Ok, Angela Bassett is probably way too beautiful to play Abriel, but I'd want her anyway! Look at those arms! She'd be perfect. Plus she's got great screen presence. She was the only reason I liked the movie, Strange Days and she'd make a kick-ass Abriel.

Verit - Val Kilmer

Dye his hair black and he'd make a great god of Truth. He's got that ability to pull off a hugely conceited character, as evidenced in Top Gun and Willow.

Thesk - The Rock

For another godly character, Thesk, the God-King of the city-state that bears his name, I'd want The Rock. He already looks like a god in this photo, and we know he makes a great villain.

I'll have to think some more about the other characters. For the few of you who has read it all the way through, I need a buff white guy (Danor), a fit white guy (Loqui), a teenage brown-skinned boy (Rendell), two fit brown-skinned guys (Yevin and Korzit), and a brown-skinned guy and girl with an ordinary build (Deverno and Ysande).

Wednesday, January 23, 2008

Contest Entry Ready!

I went ahead and got my contest submission ready. I had to print 3 copies of my 25 page excerpt, and I ran out of paper! So my wonderful husband actually went out and 9:00 pm and got some paper from the grocery store. Thank God for grocery stores that stock computer paper! And Thank God for my husband, Chuck!

(All that and he's good-looking too! And don't even get me started on how cute he is with our daughter!)

So I have the thing all sealed up and ready to pop in the mail tomorrow. Why did I go through so much trouble? Well, it would be nice to have SOMETHING in my bio besides somewhat embarrassing nonfiction pubs. ("Uncle John's Bathroom Reader". I kid you not.) And the top three entries in the SF/F categories goes to an acquisitions editor at Tor.

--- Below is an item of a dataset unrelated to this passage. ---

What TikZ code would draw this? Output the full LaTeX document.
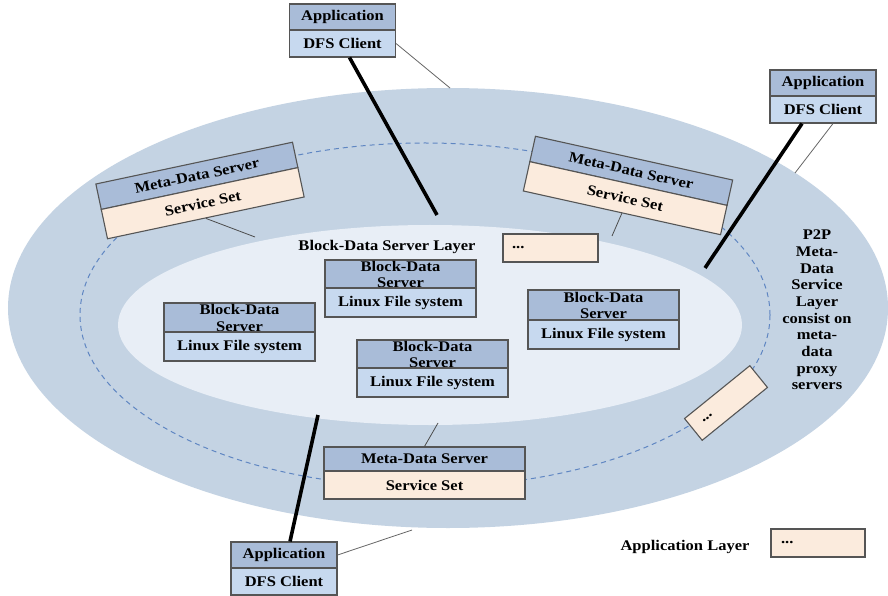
\documentclass[tikz,border=0pt]{standalone}
\usepackage{fontspec}
\setmainfont{Liberation Serif}[FakeStretch=1.12]
\usetikzlibrary{calc}
\definecolor{outerbg}{HTML}{C4D3E3}
\definecolor{innerbg}{HTML}{E8EEF6}
\definecolor{hdrc}{HTML}{A9BCD8}
\definecolor{bodyc}{HTML}{C7D9EF}
\definecolor{peach}{HTML}{FBEBDD}
\definecolor{edge}{HTML}{555555}
\definecolor{dashc}{HTML}{5F86C2}
\begin{document}
\begin{tikzpicture}[x=1bp,y=-1bp,
  every node/.style={font=\fontsize{14.8}{16.7}\selectfont\bfseries, text=black},
  cell/.style={draw=edge, line width=1.1bp, inner sep=0pt},
  hdr/.style={cell, fill=hdrc},
  bdy/.style={cell, fill=bodyc},
  svc/.style={cell, fill=peach},
  thickconn/.style={line width=3.6bp, black},
  thinconn/.style={line width=0.8bp, draw=black!60},
  plain/.style={inner sep=0pt, align=center}]
\fill[white] (0,0) rectangle (888,596);
\useasboundingbox (0,0) rectangle (888,596);
% layers
\fill[outerbg] (448,308) ellipse [x radius=440bp, y radius=220bp];
\fill[innerbg] (430,325) ellipse [x radius=312bp, y radius=100bp];
\draw[dashc, line width=1bp, dash pattern=on 5bp off 4bp] (425,315) ellipse [x radius=345bp, y radius=172bp];

% application boxes
\node[hdr, minimum width=106bp, minimum height=26bp] (appTh) at (342.5,17) {Application};
\node[bdy, minimum width=106bp, minimum height=27bp] (appTb) at (342.5,43.5) {DFS Client};
\node[hdr, minimum width=106bp, minimum height=26bp] (appRh) at (823,83) {Application};
\node[bdy, minimum width=106bp, minimum height=27bp] (appRb) at (823,109.5) {DFS Client};
\node[hdr, minimum width=106bp, minimum height=26bp] (appBh) at (284,555) {Application};
\node[bdy, minimum width=106bp, minimum height=27bp] (appBb) at (284,581.5) {DFS Client};

% connector ends
\coordinate (tT) at (437,215);
\coordinate (tR) at (705,268);
\coordinate (tB) at (318,415);
\coordinate (nT) at (450,88);
\coordinate (nR) at (795,173);
\coordinate (nB) at (412,530);
\draw[thickconn] ([xshift=7bp]appTb.south) -- (tT);
\draw[thinconn] (appTb.east) -- (nT);
\draw[thickconn] ([xshift=-21bp]appRb.south) -- (tR);
\draw[thinconn] ([xshift=10bp]appRb.south) -- (nR);
\draw[thickconn] ([xshift=6bp]appBh.north) -- (tB);
\draw[thinconn] (appBh.east) -- (nB);

% meta-data servers
\begin{scope}[shift={(200,190.5)}, rotate=12, transform shape]
  \node[hdr, minimum width=201bp, minimum height=26bp] (mLh) at (0,-15) {Meta-Data Server};
  \node[svc, minimum width=201bp, minimum height=30bp] (mLb) at (0,13) {Service Set};
\end{scope}
\begin{scope}[shift={(628,185.5)}, rotate=-12.5, transform shape]
  \node[hdr, minimum width=202bp, minimum height=26bp] (mRh) at (0,-15) {Meta-Data Server};
  \node[svc, minimum width=202bp, minimum height=30bp] (mRb) at (0,13) {Service Set};
\end{scope}
\node[hdr, minimum width=201bp, minimum height=24bp] (mBh) at (424.5,459) {Meta-Data Server};
\node[svc, minimum width=201bp, minimum height=28bp] (mBb) at (424.5,485) {Service Set};
\coordinate (eL) at (255,237);
\coordinate (eR) at (612,236);
\coordinate (eB) at (438,423);
\draw[thinconn, draw=black!70] (mLb.south) -- (eL);
\draw[thinconn, draw=black!70] (mRb.south) -- (eR);
\draw[thinconn, draw=black!70] (eB) -- (mBh.north);

% block-data layer
\node[plain] (layer) at (387,247) {Block-Data Server Layer};
\node[svc, minimum width=95bp, minimum height=28bp, inner xsep=9bp, text width=77bp, align=left] (dotsA) at (550.5,248) {...};

\node[hdr, minimum width=151bp, minimum height=28bp] (bBh) at (400.5,274) {};
\node[plain] (bBt) at (400.5,274.5) {Block-Data\\Server};
\node[bdy, minimum width=151bp, minimum height=29bp] (bBb) at (400.5,302.5) {Linux File system};

\node[hdr, minimum width=151bp, minimum height=29bp] (bAh) at (239.5,317.5) {};
\node[plain] (bAt) at (239.5,318) {Block-Data\\Server};
\node[bdy, minimum width=151bp, minimum height=29bp] (bAb) at (239.5,346.5) {Linux File system};

\node[hdr, minimum width=151bp, minimum height=28bp] (bCh) at (432.5,354) {};
\node[plain] (bCt) at (432.5,354.5) {Block-Data\\Server};
\node[bdy, minimum width=151bp, minimum height=29bp] (bCb) at (432.5,382.5) {Linux File system};

\node[hdr, minimum width=151bp, minimum height=30bp] (bDh) at (603.5,305) {};
\node[plain] (bDt) at (603.5,305.5) {Block-Data\\Server};
\node[bdy, minimum width=151bp, minimum height=29bp] (bDb) at (603.5,334.5) {Linux File system};

% rotated dots box
\begin{scope}[shift={(726,403)}, rotate=39, transform shape]
  \node[svc, minimum width=84bp, minimum height=28bp, inner xsep=12bp, text width=60bp, align=left] (dotsB) at (0,0) {...};
\end{scope}

% P2P label
\node[plain] (p2p) at (817,310) {P2P\\Meta-\\Data\\Service\\Layer\\consist on\\meta-\\data\\proxy\\servers};

% legend
\node[plain] (legtext) at (685,547) {Application Layer};
\node[svc, minimum width=94bp, minimum height=28bp, inner xsep=10bp, text width=74bp, align=left] (legbox) at (818,543) {...};
\end{tikzpicture}
\end{document}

I won't ask for luck wishes, because I don't think luck counts for much in contests like these. Unless I get lucky with my manuscript landing in the lap of someone who likes this kind of story!

Now maybe tomorrow I'll actually get a chance to visit everyone's blogs! I think I'm going to assign tomorrow as Official Goof-Off Online Night!

Sunday, January 20, 2008

Burnout!

Oh, man. I'm so burned out. I'm glad I have two novels to work on. I've been frantically working on the opening to FORGING, getting it ready for a contest that I'm no longer sure I'm going to enter. An online critique group ripped it apart for me, and I put it back together. I'm sure it's much stronger. But right now, I'm sick of it!

I miss my characters from Starcaster. I miss its lighthearted mood. And it is in desperate need of fleshing out. So I'm switching gears, back to Starcaster.

I'll put the rewritten opening to FORGING on my website, but I ain't going to do it tonight. Right now, I think I'll step away from the computer and do something else!

Wednesday, January 16, 2008

My Muse

A comment that I wrote on the previous post inspired this one. Kimber An, whose blog I neglected to link here until just now, has named her muse the Old Hag. (If I recall correctly -- she has not been around in a while. I think another character offed her.) I named mine the Drill Sergeant, or Sarge. Here he is:


Yes, that's R. Lee Ermey. My muse is not R. Lee Ermey, but he looks a lot like him. Maybe a few years younger. But definitely ugly and "ate up", as we used to say in the Air Force. A great motivator.

If you could describe your muse, what would he or she look like?

Saturday, January 12, 2008

On Writing Tics

I was told that I have a writing tic ("for the moment") so I examined my manuscript and sure enough, there they all were. It took FORTY MINUTES to clear them all out! They were EVERYWHERE and I NEVER NOTICED them before. The value of critique groups! I joined a good one, I think.

I did lots of work on FORGING A LEGEND today, printing the first 25 pages and tweaking and perfecting. (These are the 25 pages I'm going to enter in that contest.) I decided that I no longer need my prologue, so my 25 pages now gets to go two pages deeper into the story. I want to send it off by Wednesday or Thursday, about 10 days before the deadline. Just in case the post office returns it for whatever reason. I also went through my other POV scenes -- I only have a two POVs besides Abriel -- and checked for continuity. I only got halfway through before I learned about my tic.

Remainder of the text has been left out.